If you’re in a borrowing conundrum and you’re confused about mortgage language, the following information might help to clarify the lending world a bit.
Basically, mortgage talks center around fixed or variable rates, along with the term of the mortgage (or how long you’ll be paying them back). Fixed rate mortgages act like an insurance—you know what you’ll be paying and for how long.
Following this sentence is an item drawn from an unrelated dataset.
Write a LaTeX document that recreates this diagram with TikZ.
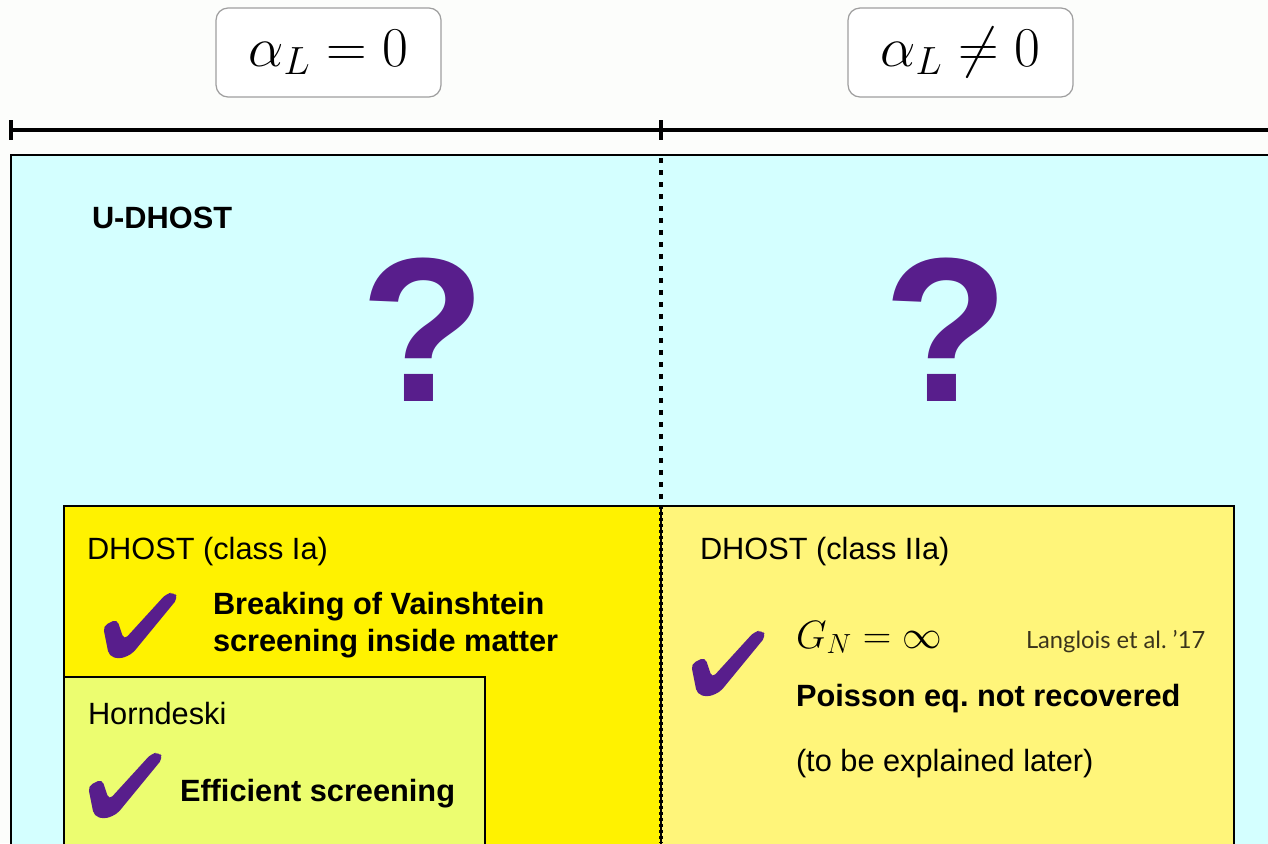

Most Canadians who choose a fixed-rate mortgage choose a five-year term, but in today’s economic climate, you might want to rethink that, and here’s why:
A New Possibility
When looking at how inflation works, it may be better to lock into a 10-year fixed term if a fixed mortgage is what you’re leaning toward. For instance, in a more volatile economic climate, which is the case today in Canada, if the interest rate for a fixed, five-year mortgage is around 3.89 per cent and you can get a 10-year fixed mortgage for 4.79 per cent, you might want to consider that since the premium for that extra protection would only be .9 per cent, which is highly reasonable.
A Little-Known Fact
You may not have thought about a longer term, assuming that the penalties for breaking the term might break your bank account, which may be true if you renege in the first five years. But in Canada, the Interest Rate Act stipulates that after five years, your lender can only charge you a penalty of three months’ interest. That means you have the option of keeping your current rate for another five years. It will only cost you that three months’ interest if you choose not to.
The fact is, no one really knows for sure how interest rates might fluctuate. If you’re afraid that interest rates will skyrocket, perhaps a fixed rate would be more to your liking. On the other hand, if you want to take the chance of having more money in your pocket, you can weigh the options of going with a variable mortgage. If you have equity in your property already, this may be the choice for you. Always consider: Do you have a lot to lose should the interest rate increase substantially?
In essence, the mortgage term you choose has to align with your lifestyle. Historically speaking, comparing five-year fixed terms against variable rates shows that, in most cases, you would have pocketed money by choosing a variable rate. But then again, you now have the option of a 10-year term. It’s up to you to weigh the pros and cons with your lender.